* _Data extract_
↓

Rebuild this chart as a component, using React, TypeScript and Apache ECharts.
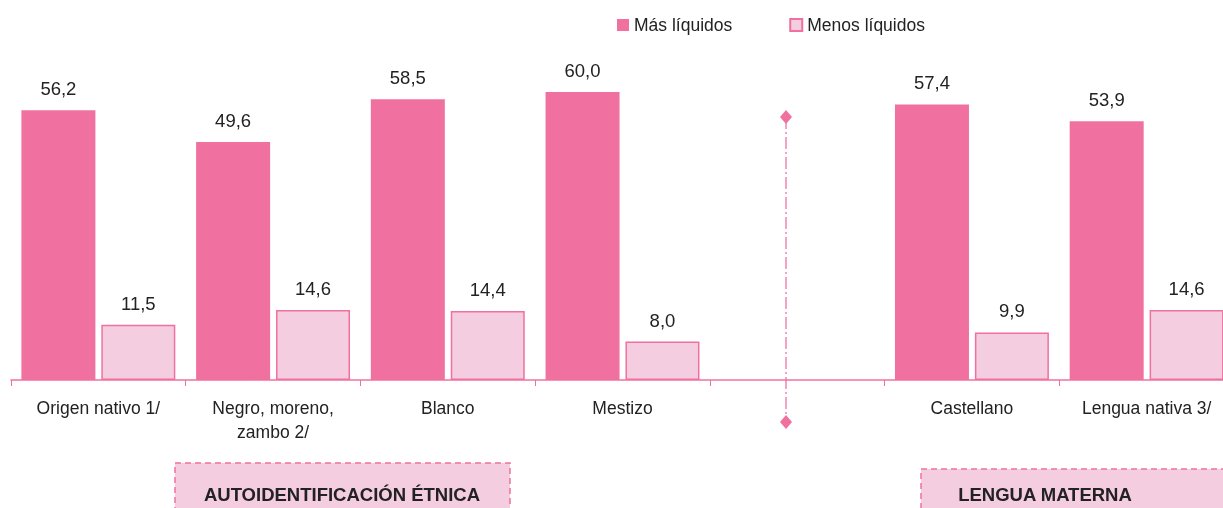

↑
↓

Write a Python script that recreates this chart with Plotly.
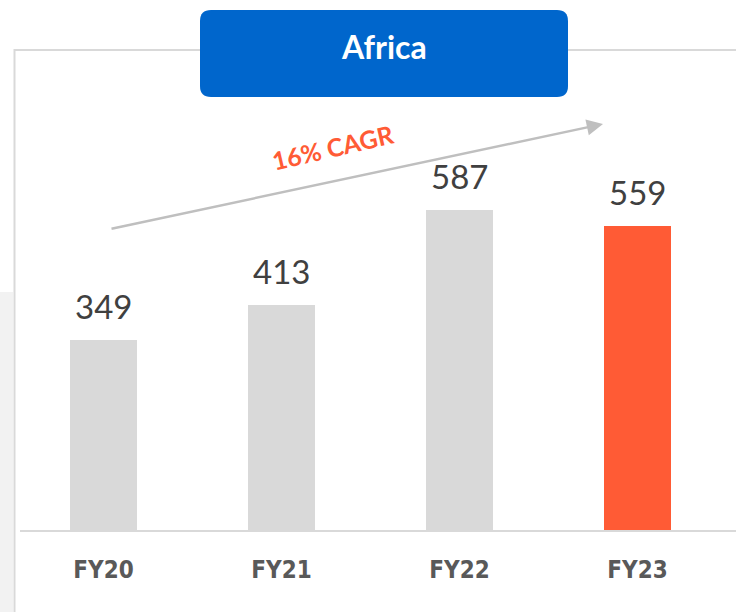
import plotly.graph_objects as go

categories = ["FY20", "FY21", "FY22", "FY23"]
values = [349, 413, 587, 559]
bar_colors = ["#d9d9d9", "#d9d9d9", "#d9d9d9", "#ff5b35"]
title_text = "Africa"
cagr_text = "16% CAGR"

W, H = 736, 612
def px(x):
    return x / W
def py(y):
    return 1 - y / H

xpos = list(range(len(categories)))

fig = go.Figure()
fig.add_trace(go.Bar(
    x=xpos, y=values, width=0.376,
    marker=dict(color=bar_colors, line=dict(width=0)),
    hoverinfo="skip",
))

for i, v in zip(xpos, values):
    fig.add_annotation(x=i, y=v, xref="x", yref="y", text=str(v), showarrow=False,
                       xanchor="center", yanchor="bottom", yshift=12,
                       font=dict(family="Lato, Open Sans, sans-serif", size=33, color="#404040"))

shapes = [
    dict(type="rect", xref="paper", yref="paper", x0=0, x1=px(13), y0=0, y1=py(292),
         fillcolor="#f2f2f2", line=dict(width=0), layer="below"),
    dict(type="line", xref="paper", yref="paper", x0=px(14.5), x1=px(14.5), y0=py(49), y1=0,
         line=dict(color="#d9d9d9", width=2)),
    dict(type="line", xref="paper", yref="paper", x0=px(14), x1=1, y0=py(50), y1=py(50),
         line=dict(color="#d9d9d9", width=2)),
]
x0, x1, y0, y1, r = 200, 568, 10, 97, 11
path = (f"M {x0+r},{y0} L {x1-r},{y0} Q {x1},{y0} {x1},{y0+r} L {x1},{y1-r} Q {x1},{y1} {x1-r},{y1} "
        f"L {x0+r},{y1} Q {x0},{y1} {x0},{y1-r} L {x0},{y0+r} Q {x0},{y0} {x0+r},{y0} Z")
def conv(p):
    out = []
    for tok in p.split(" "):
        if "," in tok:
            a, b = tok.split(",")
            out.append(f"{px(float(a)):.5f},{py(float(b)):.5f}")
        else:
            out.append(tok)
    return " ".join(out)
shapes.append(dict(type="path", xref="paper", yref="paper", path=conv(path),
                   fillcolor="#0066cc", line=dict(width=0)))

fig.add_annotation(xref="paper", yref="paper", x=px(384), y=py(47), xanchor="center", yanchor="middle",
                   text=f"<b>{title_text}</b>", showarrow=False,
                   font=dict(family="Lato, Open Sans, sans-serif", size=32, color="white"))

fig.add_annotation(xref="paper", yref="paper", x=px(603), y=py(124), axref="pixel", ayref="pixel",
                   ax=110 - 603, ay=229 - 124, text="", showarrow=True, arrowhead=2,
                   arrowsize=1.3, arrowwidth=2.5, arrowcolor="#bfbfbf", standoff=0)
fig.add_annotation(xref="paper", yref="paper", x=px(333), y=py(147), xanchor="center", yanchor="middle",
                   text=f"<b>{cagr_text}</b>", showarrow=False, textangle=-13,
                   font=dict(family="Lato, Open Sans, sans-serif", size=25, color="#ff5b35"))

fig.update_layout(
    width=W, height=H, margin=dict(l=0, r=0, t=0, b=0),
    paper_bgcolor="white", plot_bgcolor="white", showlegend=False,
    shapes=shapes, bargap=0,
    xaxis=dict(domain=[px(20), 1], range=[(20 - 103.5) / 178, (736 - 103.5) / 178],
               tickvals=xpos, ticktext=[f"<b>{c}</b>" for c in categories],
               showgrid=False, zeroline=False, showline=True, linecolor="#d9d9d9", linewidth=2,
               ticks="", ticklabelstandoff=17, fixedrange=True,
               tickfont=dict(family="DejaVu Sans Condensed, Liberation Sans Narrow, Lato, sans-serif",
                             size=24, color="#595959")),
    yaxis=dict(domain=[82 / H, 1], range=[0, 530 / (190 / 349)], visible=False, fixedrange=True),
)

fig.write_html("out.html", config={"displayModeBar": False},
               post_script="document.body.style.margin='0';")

↑

* _Exercise objective_
Where a line above holds the string "this", show that line.

* _In response_
Rebuild this chart as a component, using React, TypeScript and Apache ECharts.
Write a Python script that recreates this chart with Plotly.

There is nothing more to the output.